GRRM kicked off by recounting the story of how Westeros began in 1991. He was a producer finally making a name for himself in Hollywood when one day a scene burst into his head of a medieval lord and his young son stumbling upon a litter of orphaned direwolf pups in the “summer snows”. And because he is a “gardener” and not an “architect” (planting seeds and tending a wilderness instead of meticulously crafting a blueprint with every nook and cranny mapped out – a quintessentially epic writing analogy), he immediately wrote a hundred pages, one scene leading inevitably to the next, of the weirwood that would grow and warp and bloom into the beloved global phenomenon A Song of Ice and Fire.

He said he’s 97% gardener, the 3% accounting for the meticulously planned sequences like the Red Wedding, also the most difficult scene he’s ever had to write, one which he could only come back to after penning the entirety of A Storm of Swords first. (I, conversely, am 97% architect, evident in the fact I’ve been planning my current project since early 2015, have hundreds of thousands of words of material, and yet am still not ready to start the shiny new draft.

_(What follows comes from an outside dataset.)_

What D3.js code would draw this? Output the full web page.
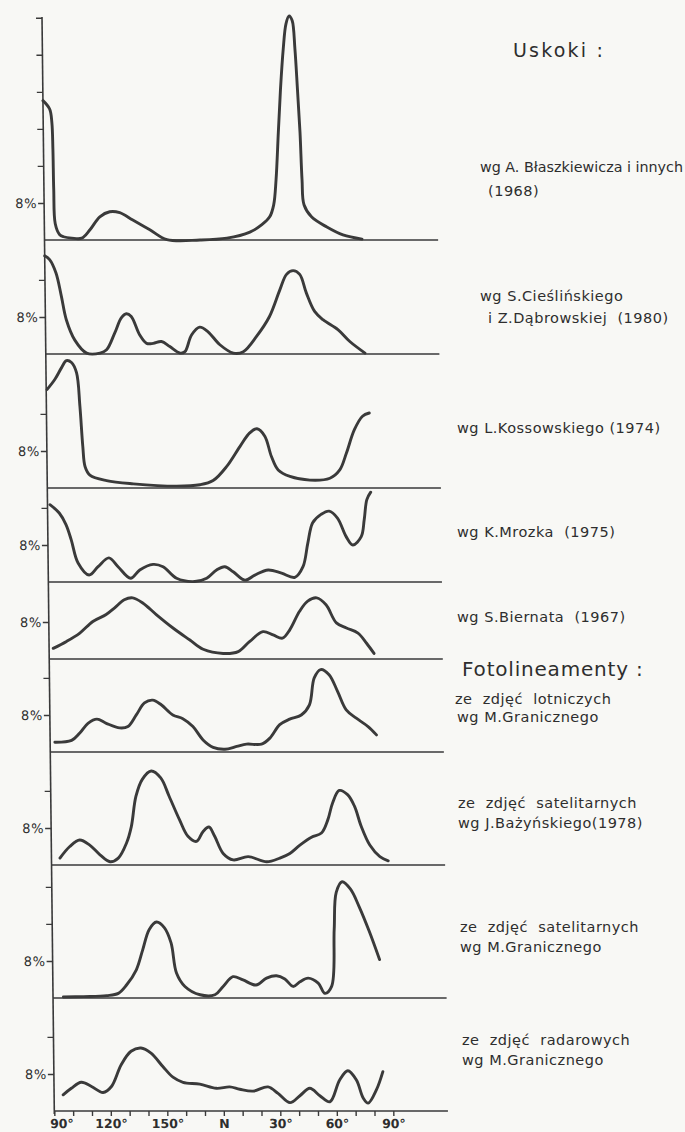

Ask me again Christmas 2020 or, you know, 2030, depending on how the next decade’s chips fall.)

He also talked about Wild Cards, Windhaven, Fevre Dream, and Dunk & Egg, but his response to how he felt about the finished show? Well, he took a few seconds to think and then did a deep-dive into novel writing vs TV show writing, solitude vs collaboration, being the “god” of your own world vs “everyone having a fucking opinion”, and how neither of them were better, they were just different, as it is with books vs adaptations. And to the endless pontificating over which one is “true”, he said, “what is truth”, they’re all equally true the moment they exist in the minds of those that imagine them, yet simultaneously none of them are true, “we’re making up stories here”… At the end of the day, “ask yourself one question: how many children does Scarlett O’Hara have?”

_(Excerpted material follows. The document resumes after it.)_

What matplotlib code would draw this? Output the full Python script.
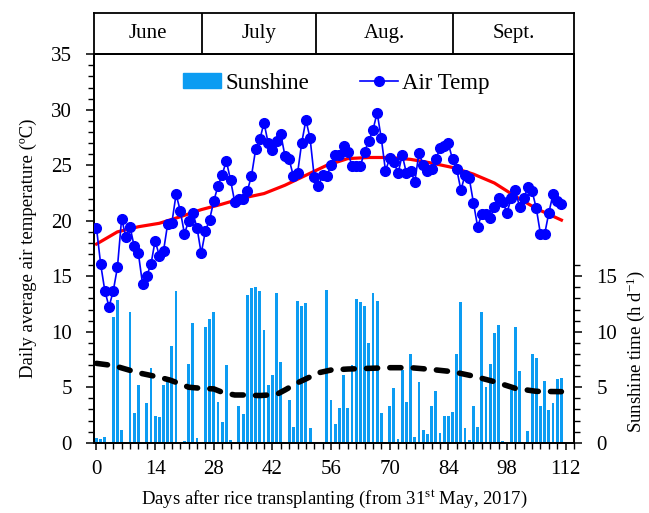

AND TO ALL THE HATERS, DOUBTERS, DEMENTORS, PRETENDERS. YES, WINDS OF WINTER CAME UP, HE BROUGHT IT UP HIMSELF. AND YES, HE HAS EVERY INTENTION OF FINISHING IT, HE WAS JUST BUSY WRITING 350 THOUSAND WORDS OF TARGARYEN HISTORY. HE ALREADY HAS HIS NEXT, LIKE, TEN PROJECTS AFTER THAT LOCKED IN AND PLANNED. AND YES, HE WISTFULLY SAID IF ONLY THERE WERE MORE HOURS IN THE DAY AND HE WERE TWENTY YEARS YOUNGER. BUT THAT DOES NOT NEGATE FOR ONE SECOND HIS CONSUMING FIRE TO FINISH THIS SAGA. HE WILL ABSOLUTELY BE LIKE MOZART WITH THE REQUIEM, SCRIBBLING HIS STORIES OF WYVERNS AND WIGHTS UNTIL THE FINAL CURTAIN CALL.

“Words are wind, but wind can fan a fire. My father and my uncle fought words with steel and flame. We shall fight words with words, and put out the fires before they start.”